Amidst all this, they are not backing off from innovation efforts and plans, during this crisis, and saying, “Let’s put this on the shelf until this is over.” They see this an opportunity and are pushing their teams and boards to look for solutions to problems such as: How can virtual education be used to serve special-needs students? How will technical and vocational education be taught in virtual settings? How do we ensure that our curricular content meets the needs of students with such diverse learning levels? Can our content meet the expectations of students who have grown up with smartphones that are user-friendly, provide on-demand access to information, etc.?
Rick: What are some of the practical challenges in getting distance learning up and running?
Terry: Most of the country’s school districts do not have enough laptops for students and teachers to use at home and school. Districts lack the bandwidth to support a districtwide laptop program, and some older schools do not have the wiring necessary to recharge laptops in a schoolwide program. And many students and teachers do not have internet access in their homes. Teachers are ill-prepared to deliver online instruction, and many are very uncomfortable with technology and online learning. Superintendents must lead the effort to determine the most effective online course composition or platform needed for their students, based on student demographics, student needs and learning styles, and different course areas. There are many options. Then comes the huge funding issue for the hardware and infrastructure, the curriculum development or procurement, and the staff and parental training. In many situations, funding is available, but it takes political will to redirect it. Beyond all that, they have to decide on closing or combining schools—which can mean between $500,000 and $1 million in savings, raising deductibles on flood and fire insurance, implementing a three-tiered transportation schedule, eliminating central-office positions, eliminating textbook and materials funding, and establishing energy-management-saving programs that work—just to name a few.
Rick: How are leaders dealing with all of these challenges?
Terry: It takes time. In most states, schools have only been closed for a few weeks. Superintendents have spent a lot of time reassuring everyone in their communities that it will take everyone working together to get through this crisis. Affluent parents want virtual schools “yesterday.” So do superintendents, however, they also want to ensure that their most needy students have food to eat each day. They have to deal with these competing priorities. Specifically, several superintendents have gained board approvals to use fund-balance dollars to purchase enough laptops for all students to use at home and schools. Others have empowered teachers to utilize free online materials from nonprofits or vendors, while many staffs are developing their own.

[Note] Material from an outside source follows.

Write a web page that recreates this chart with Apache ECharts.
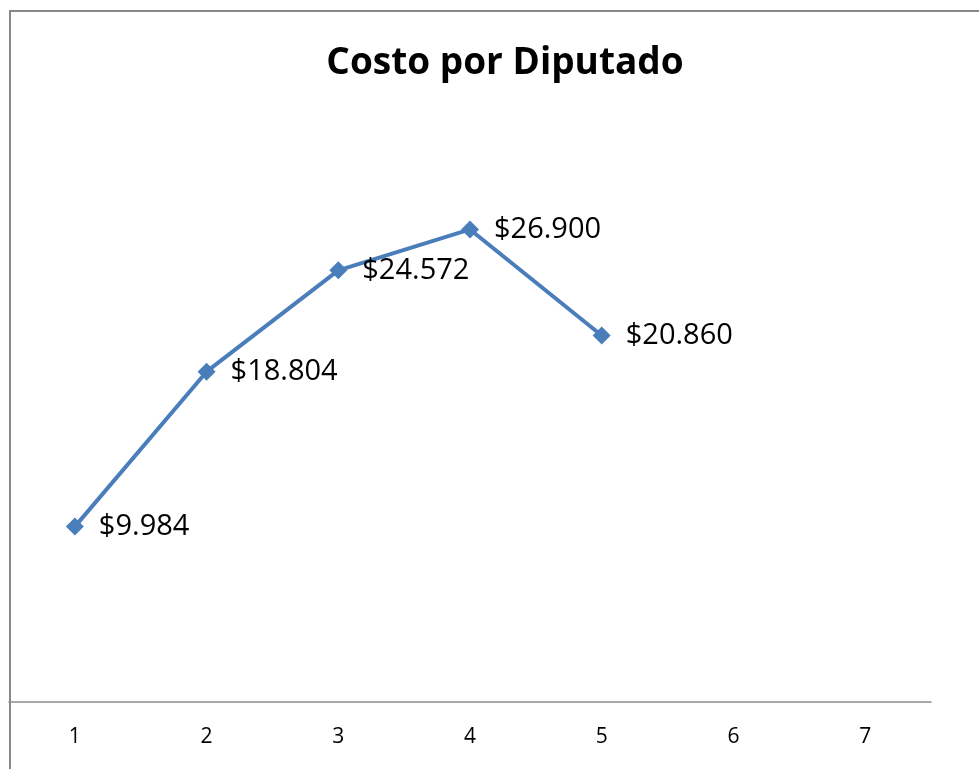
<!DOCTYPE html>
<html>
<head>
<meta charset="utf-8">
<script src="https://cdn.jsdelivr.net/npm/echarts@6/dist/echarts.min.js"></script>
<style>
  html, body { margin: 0; padding: 0; background: #fff; }
  #container { width: 979px; height: 769px; }
</style>
</head>
<body>
<div id="container"></div>
<script>
const categorias = ["1", "2", "3", "4", "5", "6", "7"];
const costos = [9984, 18804, 24572, 26900, 20860, null, null];

const myChart = echarts.init(document.getElementById("container"), null, {
  renderer: "canvas",
});

function formatoPeso(v) {
  // separador de miles con punto
  return "$" + String(v).replace(/\B(?=(\d{3})+(?!\d))/g, ".");
}

const option = {
  animation: false,
  title: {
    text: "Costo por Diputado",
    left: 500,
    top: 40,
    textAlign: "center",
    textStyle: {
      fontFamily: "Open Sans",
      fontWeight: "bold",
      fontSize: 37,
      color: "#000",
    },
  },
  graphic: [
    {
      type: "polyline",
      shape: { points: [[10, 769], [10, 11], [979, 11]] },
      style: { stroke: "#888", lineWidth: 2, fill: null },
    },
  ],
  grid: { left: 9, right: 48, top: 175, bottom: 67 },
  xAxis: {
    type: "category",
    data: categorias,
    boundaryGap: true,
    axisLine: { lineStyle: { color: "#8c8c8c", width: 1.5 } },
    axisTick: { show: false },
    axisLabel: {
      margin: 25,
      fontFamily: "Open Sans",
      fontSize: 21,
      color: "#000",
    },
  },
  yAxis: {
    type: "value",
    min: 0,
    max: 30000,
    show: false,
    splitLine: { show: false },
  },
  series: [
    {
      type: "line",
      data: costos,
      symbol: "diamond",
      symbolSize: 18,
      itemStyle: { color: "#4a7ebb" },
      lineStyle: { color: "#4a7ebb", width: 4 },
      label: {
        show: true,
        position: "right",
        distance: 15,
        fontFamily: "Open Sans",
        fontSize: 29,
        color: "#000",
        formatter: (p) => formatoPeso(p.value),
      },
    },
  ],
};

myChart.setOption(option);
window.addEventListener("resize", myChart.resize);
</script>
</body>
</html>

Rick: What should Washington be doing to help right now? What can they provide, or what rules or requirements would it be useful to relax?
Terry: Ideally, Congress would pour billions of dollars into education to fund meaningful distance-learning programs. If they do not provide those funds in the stimulus package, however, they could eliminate federal funding guidelines to allow the co-mingling of federal and state dollars to develop and implement effective distance-learning programs. Congress and the FCC can allow superintendents to use E-Rate reimbursable dollars to provide laptops and internet access to as many students and teachers as is possible.
The US Department of Education could also finally get serious about children not being able to read. If a child cannot read, how are they going to get the maximum benefit from online learning? The department could waive testing requirements, mandate that districts train all elementary teachers to become reading specialists, and require elementary schools to teach only literacy, art/music/PE, and a second language in an immersion setting in grades P-3, every day, until students can read on grade level. That may seem extreme, and I don’t expect everyone to agree, but kids cannot read, and nothing we are doing is changing that fact.
Rick: What can state leaders do right now to be most helpful?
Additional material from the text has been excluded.